Companies that are developing alternative forms of energy (the only hope we have of unburdening us from oil) are also really hurt from these low oil prices. Consumers are, for instance, less likely to consider installing solar panels when their home heating oil bill just got cut in half. Investors, if they think this trend of low oil prices is here to stay, could also start to sour on any investments in new forms of energy as a result of decrease cost competitiveness to oil. This is a tragedy not simply for the delay in fixing the woes of our oil-based energy system, but for the delayed benefits of what clean, secure, abundant and cheap new forms of energy can yield.

While the lower oil prices we are experiencing will lead to a less aggressive foreign policy on behalf of oil-rich countries[1], this is only a temporary reprieve. First, we are only another oil price boom away from seeing these countries flush with oil revenue again. Second the best outcome isn't to just occasionally lower their oil revenues - it's to permanently eliminate these revenue streams. High oil prices are what is needed in the long run to change consumer behavior, and spur investment into new forms of energy. Low oil prices simply perpetuate the status quo for longer.
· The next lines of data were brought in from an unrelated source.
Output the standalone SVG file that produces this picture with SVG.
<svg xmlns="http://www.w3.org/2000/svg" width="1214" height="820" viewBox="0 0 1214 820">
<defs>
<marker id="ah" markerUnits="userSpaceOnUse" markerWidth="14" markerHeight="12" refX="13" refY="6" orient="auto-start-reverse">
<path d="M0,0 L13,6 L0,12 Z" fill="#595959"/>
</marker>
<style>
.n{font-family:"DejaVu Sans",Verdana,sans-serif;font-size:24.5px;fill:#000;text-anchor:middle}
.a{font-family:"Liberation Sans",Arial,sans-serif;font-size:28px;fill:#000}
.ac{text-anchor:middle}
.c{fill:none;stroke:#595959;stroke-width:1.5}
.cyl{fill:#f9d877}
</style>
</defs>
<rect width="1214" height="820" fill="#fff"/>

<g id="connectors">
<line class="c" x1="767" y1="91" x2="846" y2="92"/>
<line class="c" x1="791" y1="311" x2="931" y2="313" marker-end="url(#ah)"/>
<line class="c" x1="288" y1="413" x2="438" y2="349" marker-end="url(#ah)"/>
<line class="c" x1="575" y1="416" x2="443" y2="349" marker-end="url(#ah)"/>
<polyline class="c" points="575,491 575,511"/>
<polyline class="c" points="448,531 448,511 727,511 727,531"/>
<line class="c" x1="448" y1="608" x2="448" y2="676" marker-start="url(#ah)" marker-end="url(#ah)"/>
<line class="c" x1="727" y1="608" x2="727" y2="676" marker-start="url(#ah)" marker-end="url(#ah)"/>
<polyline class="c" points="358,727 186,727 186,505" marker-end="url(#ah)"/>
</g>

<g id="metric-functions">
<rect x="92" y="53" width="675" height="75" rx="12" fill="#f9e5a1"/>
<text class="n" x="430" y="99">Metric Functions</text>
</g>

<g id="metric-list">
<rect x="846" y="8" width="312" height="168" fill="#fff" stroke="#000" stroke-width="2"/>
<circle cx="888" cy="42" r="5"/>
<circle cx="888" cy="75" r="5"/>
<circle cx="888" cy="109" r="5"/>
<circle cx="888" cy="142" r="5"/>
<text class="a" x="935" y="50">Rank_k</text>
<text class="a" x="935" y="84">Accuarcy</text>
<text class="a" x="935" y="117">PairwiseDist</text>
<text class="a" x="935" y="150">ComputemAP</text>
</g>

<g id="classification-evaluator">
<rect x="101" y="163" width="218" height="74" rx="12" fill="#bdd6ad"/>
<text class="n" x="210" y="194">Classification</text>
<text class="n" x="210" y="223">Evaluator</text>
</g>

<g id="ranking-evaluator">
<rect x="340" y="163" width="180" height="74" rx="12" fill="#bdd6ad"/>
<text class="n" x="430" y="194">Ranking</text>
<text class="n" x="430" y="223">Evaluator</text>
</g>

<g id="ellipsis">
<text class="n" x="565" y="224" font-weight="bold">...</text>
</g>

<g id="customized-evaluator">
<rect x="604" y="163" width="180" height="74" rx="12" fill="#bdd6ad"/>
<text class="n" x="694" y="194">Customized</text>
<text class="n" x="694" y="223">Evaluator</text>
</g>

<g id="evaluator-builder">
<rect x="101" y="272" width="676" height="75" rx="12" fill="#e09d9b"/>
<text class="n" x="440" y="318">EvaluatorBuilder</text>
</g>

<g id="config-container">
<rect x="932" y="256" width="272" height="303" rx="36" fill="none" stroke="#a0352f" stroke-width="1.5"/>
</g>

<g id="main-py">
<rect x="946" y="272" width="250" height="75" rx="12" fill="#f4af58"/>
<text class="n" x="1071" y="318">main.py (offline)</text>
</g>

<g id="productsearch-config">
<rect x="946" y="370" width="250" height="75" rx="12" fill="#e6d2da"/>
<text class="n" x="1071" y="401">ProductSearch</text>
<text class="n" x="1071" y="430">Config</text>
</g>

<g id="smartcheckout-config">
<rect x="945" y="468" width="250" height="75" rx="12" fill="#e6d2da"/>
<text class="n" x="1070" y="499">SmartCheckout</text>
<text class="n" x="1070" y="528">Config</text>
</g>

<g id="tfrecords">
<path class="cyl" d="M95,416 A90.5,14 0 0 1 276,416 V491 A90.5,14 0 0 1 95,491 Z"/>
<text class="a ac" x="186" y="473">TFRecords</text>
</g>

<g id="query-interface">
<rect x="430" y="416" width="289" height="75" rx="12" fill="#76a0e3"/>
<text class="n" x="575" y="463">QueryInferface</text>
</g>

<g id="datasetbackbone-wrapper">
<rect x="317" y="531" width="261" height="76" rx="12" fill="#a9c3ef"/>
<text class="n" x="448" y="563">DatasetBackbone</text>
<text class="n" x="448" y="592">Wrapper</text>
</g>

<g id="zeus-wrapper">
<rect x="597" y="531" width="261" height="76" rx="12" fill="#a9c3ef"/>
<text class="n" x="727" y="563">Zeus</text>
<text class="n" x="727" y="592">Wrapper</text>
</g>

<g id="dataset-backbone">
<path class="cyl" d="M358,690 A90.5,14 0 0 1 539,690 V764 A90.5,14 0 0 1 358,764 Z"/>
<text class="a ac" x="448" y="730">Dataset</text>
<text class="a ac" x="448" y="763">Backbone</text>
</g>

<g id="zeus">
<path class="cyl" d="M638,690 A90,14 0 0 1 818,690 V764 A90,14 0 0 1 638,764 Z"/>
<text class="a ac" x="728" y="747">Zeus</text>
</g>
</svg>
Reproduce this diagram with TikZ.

Even with lower oil prices, there is still a huge on-going transfer of wealth from energy consuming countries like the United States to oil-rich countries. During a time of low oil prices, we are merely seeing less money disappear beneath our feet, but the only way to stop the bleeding is to stop using oil, and in the long run high oil prices are how we get there.

Our economy is addicted to oil, and low prices are providing all of us an excuse to continue using it. A heroin addict doesn't need a price cut help stimulate their continued use, on the contrary, they need an intervention to help them stop using once and for all. That is exactly what our economy needs in regards to oil. While high oil prices are only one way to sow the seeds of it's own destruction, it seems to be the most efficient and likely to happen in the near term, which is why these low oil prices have me so low.